None of that mentioned before or put to me or the PC or put to the expert.
So the lesson is if you stop the camera at one point, it is quite likely to be alleged that you were doing something wrong immediately thereafter. Alternatively if you only have a forward looking camera it is likely to be alleged that something significant was happening behind. You as a prosecutor/witness will not get any opportunity at any stage to comment or have your witness or expert comment upon what is said.
Accordingly I now commute with a rear facing as well as forward facing camera and if reporting an offender again will keep a back up copy of a much longer stretch of my ride. You can expect any gaps to be exploited.
Taken with a Contour HD camera fixed to my handlebars. My own analysis of this film by reference to the centre lines and to my own speed (19mph) was that the car was travelling 3 x my distance in any given number of frames (thus 57mph). [A careful analysis in due course by an expert making every assumption in the Defendant's favour (as he should) was 51- 57 mph.]

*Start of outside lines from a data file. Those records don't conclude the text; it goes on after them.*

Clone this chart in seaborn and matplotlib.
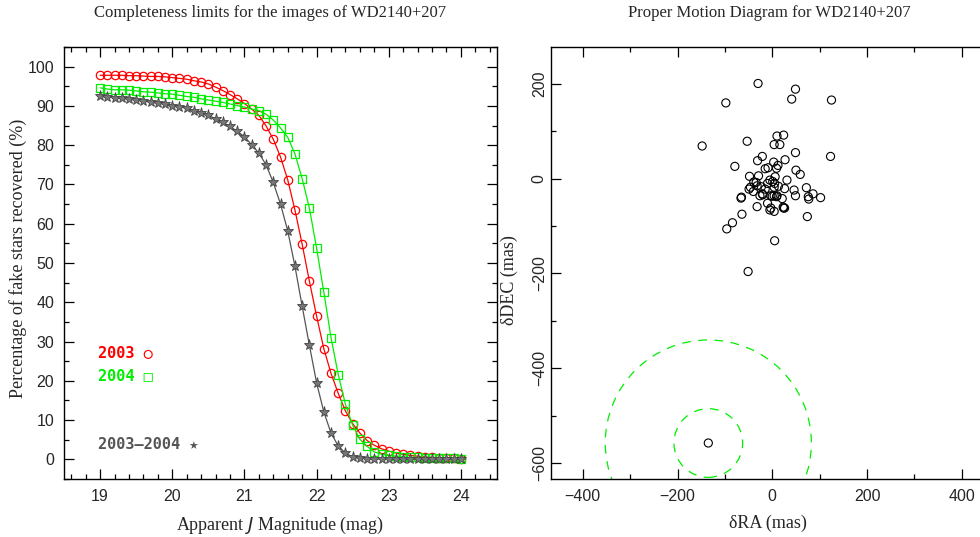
import numpy as np
import seaborn as sns
import matplotlib.pyplot as plt
from matplotlib.patches import Circle
from matplotlib.ticker import MultipleLocator

# ---------------------------------------------------------
# Datos: completitud (porcentaje de estrellas falsas recuperadas)
# ---------------------------------------------------------
mag = np.round(np.arange(19.0, 24.05, 0.1), 1)

rec_2003 = [97.8, 97.8, 97.8, 97.8, 97.7, 97.7, 97.6, 97.5, 97.5, 97.4,
            97.2, 97.0, 96.8, 96.4, 96.1, 95.6, 94.8, 93.9, 92.9, 91.8,
            90.6, 89.2, 87.6, 84.9, 81.5, 77.0, 71.2, 63.5, 54.8, 45.4,
            36.5, 28.2, 21.9, 16.8, 12.3, 9.1, 6.7, 4.8, 3.6, 2.7,
            2.1, 1.6, 1.3, 1.0, 0.8, 0.6, 0.5, 0.4, 0.3, 0.3,
            0.2]
rec_2004 = [94.6, 94.3, 94.1, 94.1, 94.0, 93.8, 93.6, 93.5, 93.3, 93.1,
            93.0, 92.7, 92.4, 92.2, 91.8, 91.5, 91.2, 90.9, 90.5, 90.1,
            89.7, 89.2, 88.8, 87.9, 86.4, 84.4, 82.0, 77.8, 71.5, 64.0,
            53.8, 42.6, 31.0, 21.6, 14.0, 8.7, 5.1, 3.3, 1.9, 1.3,
            1.0, 0.8, 0.6, 0.5, 0.5, 0.4, 0.4, 0.3, 0.3, 0.3,
            0.2]
rec_both = [92.4, 92.3, 92.1, 91.9, 91.8, 91.5, 91.2, 91.0, 90.7, 90.5,
            90.1, 89.8, 89.4, 88.8, 88.3, 87.6, 86.7, 85.8, 84.8, 83.5,
            82.2, 80.1, 78.0, 75.0, 70.5, 65.0, 58.2, 49.2, 39.0, 29.1,
            19.5, 12.1, 6.7, 3.4, 1.6, 0.6, 0.3, 0.2, 0.1, 0.1,
            0.1, 0.1, 0.1, 0.1, 0.1, 0.0, 0.0, 0.0, 0.0, 0.0,
            0.0]

# ---------------------------------------------------------
# Datos: movimiento propio (mas)
# ---------------------------------------------------------
d_ra = [-30, 49, -98, 41, 125, -148, -53, 10, 24, 4, 16, 49, 123, -79, -21,
        -31, 27, 3, 12, 9, -15, -9, 50, 59, -48, -29, 6, -5, 1, 31, -39, -32,
        -46, -23, -15, 4, 13, 26, 46, 72, -65, -66, -49, -40, -26, -21, 0, 9,
        21, 49, 76, 86, 102, -32, -10, 23, -3, -34, -10, 5, 77, -20, -3, 4,
        10, -5, 4, 24, 26, 74, -64, -84, -96, 5, -51]
d_dec = [201, 189, 160, 168, 166, 69, 79, 90, 92, 72, 72, 55, 47, 26, 47,
         38, 40, 35, 28, 22, 21, 23, 18, 9, 5, 6, 4, -3, -6, -3, -7, -15,
         -18, -17, -22, -18, -16, -21, -24, -19, -39, -41, -22, -27, -36, -32,
         -37, -38, -42, -36, -38, -32, -40, -59, -52, -60, -62, -8, -10, -10,
         -43, -34, -36, -36, -36, -66, -69, -62, -62, -80, -75, -93, -106,
         -131, -196]
target_ra, target_dec = -135, -558
r_inner, r_outer = 72.5, 217.5

sns.set_style("ticks")
plt.rcParams['font.family'] = ['Liberation Serif', 'DejaVu Serif']

fig = plt.figure(figsize=(9.8, 5.37), dpi=100)
W, H = 980, 537
ax1 = fig.add_axes([64 / W, 1 - 479 / H, 433 / W, 432 / H])
ax2 = fig.add_axes([551 / W, 1 - 479 / H, 434 / W, 432 / H])

tick_font = dict(family=['Liberation Sans', 'DejaVu Sans'], size=11.5)

# --- panel izquierdo ---
sns.lineplot(x=mag, y=rec_2003, ax=ax1, color='red', lw=0.9, marker='o',
             markersize=6, markerfacecolor='none', markeredgecolor='red',
             markeredgewidth=0.9)
sns.lineplot(x=mag, y=rec_2004, ax=ax1, color='#00ee00', lw=0.9, marker='s',
             markersize=5.5, markerfacecolor='none', markeredgecolor='#00ee00',
             markeredgewidth=0.9)
sns.lineplot(x=mag, y=rec_both, ax=ax1, color='#555555', lw=0.9, marker='*',
             markersize=8, markerfacecolor='#777777', markeredgecolor='#444444',
             markeredgewidth=0.6)

ax1.set_xlim(18.5, 24.5)
ax1.set_ylim(-5, 105)
ax1.xaxis.set_major_locator(MultipleLocator(1))
ax1.xaxis.set_minor_locator(MultipleLocator(0.2))
ax1.yaxis.set_major_locator(MultipleLocator(10))
ax1.yaxis.set_minor_locator(MultipleLocator(5))

lab_font = dict(family=['DejaVu Sans Mono', 'DejaVu Sans'], size=11, weight='bold')
ax1.text(18.97, 27, "2003 ○", color='red', va='center', **lab_font)
ax1.text(18.97, 21.2, "2004 □", color='#00ee00', va='center', **lab_font)
ax1.text(18.97, 3.8, "2003–2004 ★", color='#555555', va='center', **lab_font)

ax1.set_xlabel("Apparent $J$ Magnitude (mag)", fontsize=13)
ax1.set_ylabel("Percentage of fake stars recovered (%)", fontsize=13)
ax1.xaxis.set_label_coords(0.5, -0.083)
ax1.yaxis.set_label_coords(-0.085, 0.51)

# --- panel derecho ---
sns.scatterplot(x=d_ra + [target_ra], y=d_dec + [target_dec], ax=ax2,
                marker='o', s=34, facecolor='none', edgecolor='black',
                linewidth=0.8)
for r in (r_inner, r_outer):
    ax2.add_patch(Circle((target_ra, target_dec), r, fill=False,
                         edgecolor='#00ee00', lw=0.9, ls=(0, (7, 6))))

ax2.set_xlim(-467, 449)
ax2.set_ylim(-634, 278)
ax2.xaxis.set_major_locator(MultipleLocator(200))
ax2.xaxis.set_minor_locator(MultipleLocator(100))
ax2.yaxis.set_major_locator(MultipleLocator(200))
ax2.yaxis.set_minor_locator(MultipleLocator(100))
ax2.set_xlabel("δRA (mas)", fontsize=13)
ax2.set_ylabel("δDEC (mas)", fontsize=13)
ax2.xaxis.set_label_coords(0.5, -0.083)
ax2.yaxis.set_label_coords(-0.075, 0.46)

for ax in (ax1, ax2):
    ax.tick_params(which='both', direction='in', top=True, right=True,
                   color='black', width=0.9)
    ax.tick_params(which='major', length=7.5, pad=7)
    ax.tick_params(which='minor', length=3.5)
    for s in ax.spines.values():
        s.set_visible(True)
        s.set_linewidth(1.0)
        s.set_color('black')
    for lbl in ax.get_xticklabels() + ax.get_yticklabels():
        lbl.set_fontfamily(tick_font['family'])
        lbl.set_fontsize(tick_font['size'])

# el marco derecho del panel queda fuera de la imagen
ax2.tick_params(which='both', right=False)
ax2.tick_params(axis='y', which='major', pad=3)
for lbl in ax2.get_yticklabels():
    lbl.set_rotation(90)
    lbl.set_va('center')

fig.text(270 / W, 1 - 13 / H, "Completeness limits for the images of WD2140+207",
         ha='center', va='center', fontsize=12)
fig.text(769 / W, 1 - 13 / H, "Proper Motion Diagram for WD2140+207",
         ha='center', va='center', fontsize=12)

fig.savefig("out.png", dpi=100)
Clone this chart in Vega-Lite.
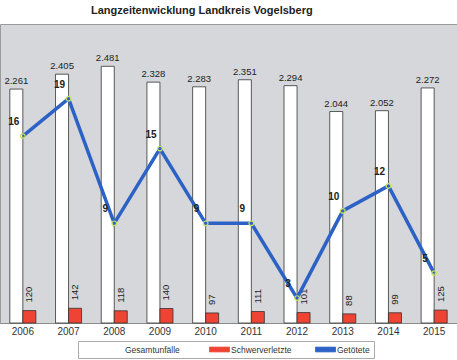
{
  "$schema": "https://vega.github.io/schema/vega-lite/v6.json",
  "width": 457,
  "height": 299,
  "autosize": {"type": "none"},
  "padding": {"left": 0, "right": 0, "top": 24, "bottom": 37},
  "background": "white",
  "title": {
    "text": "Langzeitenwicklung Landkreis Vogelsberg",
    "anchor": "start",
    "dx": 91,
    "offset": 8,
    "fontSize": 11,
    "fontWeight": "bold",
    "font": "Liberation Sans",
    "color": "#222222"
  },
  "data": {
    "values": [
      {"year": "2006", "series": "Gesamtunfälle", "value": 2261},
      {"year": "2007", "series": "Gesamtunfälle", "value": 2405},
      {"year": "2008", "series": "Gesamtunfälle", "value": 2481},
      {"year": "2009", "series": "Gesamtunfälle", "value": 2328},
      {"year": "2010", "series": "Gesamtunfälle", "value": 2283},
      {"year": "2011", "series": "Gesamtunfälle", "value": 2351},
      {"year": "2012", "series": "Gesamtunfälle", "value": 2294},
      {"year": "2013", "series": "Gesamtunfälle", "value": 2044},
      {"year": "2014", "series": "Gesamtunfälle", "value": 2052},
      {"year": "2015", "series": "Gesamtunfälle", "value": 2272},
      {"year": "2006", "series": "Schwerverletzte", "value": 120},
      {"year": "2007", "series": "Schwerverletzte", "value": 142},
      {"year": "2008", "series": "Schwerverletzte", "value": 118},
      {"year": "2009", "series": "Schwerverletzte", "value": 140},
      {"year": "2010", "series": "Schwerverletzte", "value": 97},
      {"year": "2011", "series": "Schwerverletzte", "value": 111},
      {"year": "2012", "series": "Schwerverletzte", "value": 101},
      {"year": "2013", "series": "Schwerverletzte", "value": 88},
      {"year": "2014", "series": "Schwerverletzte", "value": 99},
      {"year": "2015", "series": "Schwerverletzte", "value": 125},
      {"year": "2006", "series": "Getötete", "value": 16},
      {"year": "2007", "series": "Getötete", "value": 19},
      {"year": "2008", "series": "Getötete", "value": 9},
      {"year": "2009", "series": "Getötete", "value": 15},
      {"year": "2010", "series": "Getötete", "value": 9},
      {"year": "2011", "series": "Getötete", "value": 9},
      {"year": "2012", "series": "Getötete", "value": 3},
      {"year": "2013", "series": "Getötete", "value": 10},
      {"year": "2014", "series": "Getötete", "value": 12},
      {"year": "2015", "series": "Getötete", "value": 5}
    ]
  },
  "encoding": {
    "x": {
      "field": "year",
      "type": "nominal",
      "scale": {"paddingInner": 0.43, "paddingOuter": 0.215},
      "axis": {
        "title": null,
        "labelAngle": 0,
        "ticks": false,
        "domainColor": "#8a8a8a",
        "labelFontSize": 10,
        "labelColor": "#333333",
        "labelFont": "Liberation Sans",
        "labelPadding": 3
      }
    }
  },
  "layer": [
    {
      "transform": [{"filter": "datum.series !== 'Getötete'"}],
      "mark": {"type": "bar", "stroke": "#333333", "strokeWidth": 0.8},
      "encoding": {
        "xOffset": {"field": "series", "type": "nominal", "scale": {"domain": ["Gesamtunfälle", "Schwerverletzte"], "paddingInner": 0, "paddingOuter": 0}},
        "y": {"field": "value", "type": "quantitative", "scale": {"domain": [0, 2890], "nice": false}, "axis": null},
        "color": {
          "field": "series",
          "type": "nominal",
          "scale": {"domain": ["Gesamtunfälle", "Schwerverletzte", "Getötete"], "range": ["#ffffff", "#ef4433", "#2c62c6"]},
          "legend": {
            "title": " ",
            "titleOrient": "left",
            "titleFontSize": 8,
            "titlePadding": 27,
            "orient": "none",
            "legendX": 78,
            "legendY": 317,
            "direction": "horizontal",
            "gridAlign": "all",
            "columnPadding": 21,
            "padding": 4,
            "fillColor": "#ffffff",
            "strokeColor": "#aaaaaa",
            "symbolType": "M-2.5,-0.6H2.5V0.6H-2.5Z",
            "symbolSize": 64,
            "symbolStrokeColor": "#333333",
            "symbolStrokeWidth": 0.8,
            "labelFontSize": 8.5,
            "labelFont": "Liberation Sans",
            "labelColor": "#333333",
            "labelOffset": 7
          }
        }
      }
    },
    {
      "transform": [{"filter": "datum.series === 'Gesamtunfälle'"}],
      "mark": {"type": "text", "dy": -5, "baseline": "alphabetic", "fontSize": 9.5, "font": "Liberation Sans", "color": "#222222"},
      "encoding": {
        "xOffset": {"field": "series", "type": "nominal", "scale": {"domain": ["Gesamtunfälle", "Schwerverletzte"], "paddingInner": 0, "paddingOuter": 0}},
        "y": {"field": "value", "type": "quantitative", "scale": {"domain": [0, 2890], "nice": false}, "axis": null},
        "text": {"field": "value", "type": "quantitative", "format": ",d"}
      }
    },
    {
      "transform": [{"filter": "datum.series === 'Schwerverletzte'"}],
      "mark": {"type": "text", "angle": 270, "align": "left", "baseline": "middle", "dx": 8, "fontSize": 9.5, "font": "Liberation Sans", "color": "#222222"},
      "encoding": {
        "xOffset": {"field": "series", "type": "nominal", "scale": {"domain": ["Gesamtunfälle", "Schwerverletzte"], "paddingInner": 0, "paddingOuter": 0}},
        "y": {"field": "value", "type": "quantitative", "scale": {"domain": [0, 2890], "nice": false}, "axis": null},
        "text": {"field": "value", "type": "quantitative", "format": ",d"}
      }
    },
    {
      "transform": [{"filter": "datum.series === 'Getötete'"}],
      "layer": [
        {
          "mark": {"type": "line", "strokeWidth": 3.5, "strokeJoin": "miter"},
          "encoding": {
            "y": {"field": "value", "type": "quantitative", "scale": {"domain": [1, 25], "nice": false}, "axis": null},
            "color": {"field": "series", "type": "nominal"}
          }
        },
        {
          "mark": {"type": "point", "filled": false, "size": 22, "stroke": "#c8e060", "strokeWidth": 1.2, "opacity": 1},
          "encoding": {
            "y": {"field": "value", "type": "quantitative", "scale": {"domain": [1, 25], "nice": false}, "axis": null}
          }
        },
        {
          "mark": {"type": "text", "dx": -9, "dy": -14, "fontSize": 10, "fontWeight": "bold", "font": "Liberation Sans", "color": "#222222"},
          "encoding": {
            "y": {"field": "value", "type": "quantitative", "scale": {"domain": [1, 25], "nice": false}, "axis": null},
            "text": {"field": "value", "type": "quantitative"}
          }
        }
      ]
    }
  ],
  "resolve": {"scale": {"y": "independent"}},
  "config": {
    "locale": {"number": {"decimal": ",", "thousands": ".", "grouping": [3], "currency": ["", " €"]}},
    "view": {"fill": "#d5d7da", "stroke": "#9a9a9a", "strokeWidth": 1},
    "axis": {"grid": false}
  }
}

I knew he had passed within a metre or I would not have regarded it at the time as so out of the ordinary. However the film does not on casual inspection demonstrate how close and I initially reported to the police within a metre as the best I could do. [Again careful analysis by the expert concluded 60 - 80 cm clearance excluding the car's mirror. Given the consequences of being whacked by a wing mirror at 50-something miles an hour it seems reasonable to say the clearance was approximately 0.5m.].